Usually at the end of the first Sunday Lester and I would sit back at the parsonage and test each other on the names each of us did remember. I would ask, "Who was that lady who wore a red hat (remember this was several years ago) and looked a little like Mary?" Of course, Mary was the organist at the last church. Lester would want to know where she was sitting because that was his focal point. Then he would wonder about the child that sat next to him during the children's sermon. He wanted to know if I noticed who his parents were.

This type of conversation would go on until our daughter would protest. "You'll get that all figured out before the summer's over. Can't you talk about anything else?" No, we couldn't because we were so anxious to know the names of all our new friends -- or those we hoped would be our friends.

As I watched Linda last Sunday with her seeming ease in meeting each of us, I thought back to all the hundreds of people we had met in a similar way. Many of them are no longer living since Lester has been a minister for 50 years. Most of the wonderful friends from his first church have died or at least are getting as old as we are. Even the youth and children from those years are grown and gone, have grandchildren of their own or have matured so much that we couldn't recognize them.

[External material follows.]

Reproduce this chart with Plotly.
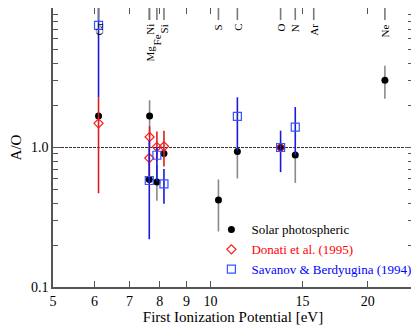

Of course we have also known many people who were not members of the churches he served. Our children's friends and their parents, my own co-workers in whatever job I held in that town, the neighbors that lived near the parsonage, the teachers, doctors, dentists and other professionals that we knew added to the number of names we learned in each place where we lived.

Then I began remembering all the people I knew before I met Lester, and the ones we both knew the years we were at the university, here in Vernon County and other places where we lived before he entered the ministry and his friends who were in the Army with him. There was no end to the numbers we could think of. But we often could not come up with the names.

If heaven is like some people picture it -- where we will meet all our loved ones who have gone on before us -- will I be able to remember the names of all those I meet in heaven? I am sure that many of those we met through the years will more certainly have been welcomed into heaven than maybe I will be. But if, by chance, I do arrive, will I be given a black mark because I can't remember the name of the wonderful woman who had an angel food cake waiting for us in the refrigerator our first day in a new parsonage? Or if the secretary, who covered for me in one of my jobs when I had a stomach problem, would come to greet me, will I be able to call her by name?

I suppose that names may not be important in heaven. Maybe St. Peter will be like our daughter Susan and tell us to just let it go and forget about trying to remember everyone's name. But if I don't remember their names, will they remember mine?

If they would have name tags in heaven, what would they fasten them to? Maybe the names could be imprinted into whatever fabric we will be clothed in. Or perhaps we'll just be given numbers and forget about our earthly names. I'm not sure that would be my idea of heaven, however. Like the theme from the TV Show, "Cheers", I like to go where everybody knows my name!